DEADLINE: When Georgia starts tweeting about what Bela said to her, the girls are honest with her but also try to lift her back up. Why was it important for you to make sure they were still supporting her even when she’s totally in the wrong?

NOBLE: They’re teammates. It’s them against everyone else. I think that that’s true with a lot of friend groups. It’s so easy to judge someone and to correct someone’s behavior. But if you care about them, sometimes you just need to decide, is this person ready for that? What do they need right now? I think there’s a difference between immediately being like, ‘Yeah, you shouldn’t have done that,’ versus like, ‘I’m gonna pull you back up, and then tomorrow when we’re getting breakfast, I might say, Well, maybe you could have done it this way.’ That’s more the world that our girls live in.

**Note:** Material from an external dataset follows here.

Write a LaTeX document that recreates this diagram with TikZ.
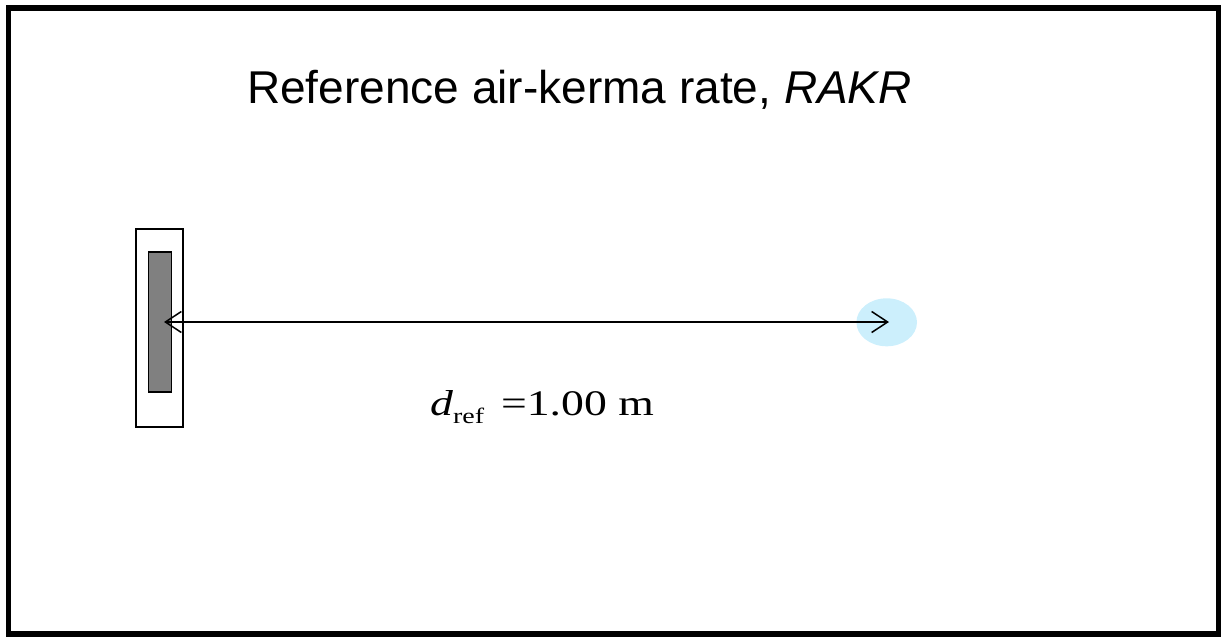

DEADLINE: Last time we talked, you told me it was important for you to flesh out their school years, as opposed to one season per year. Have you decided how you might construct the timeline for future seasons?

NOBLE: Once we start talking about what’s the next chapter for each of these characters, then the timeline follows. I don’t think we’ll be filming the 33rd season of Pauline Chalamet playing Kimberly at whatever age, although I would love to see it. I would love to have them decades older and still in college. That would be fine for me, but probably bad for the show. I think there’s a lot of story left to tell for each of these girls, and I think the finale shows that there’s a lot of throws forward that are like ‘Oh god, they better get to work right away to fix this sh*t.’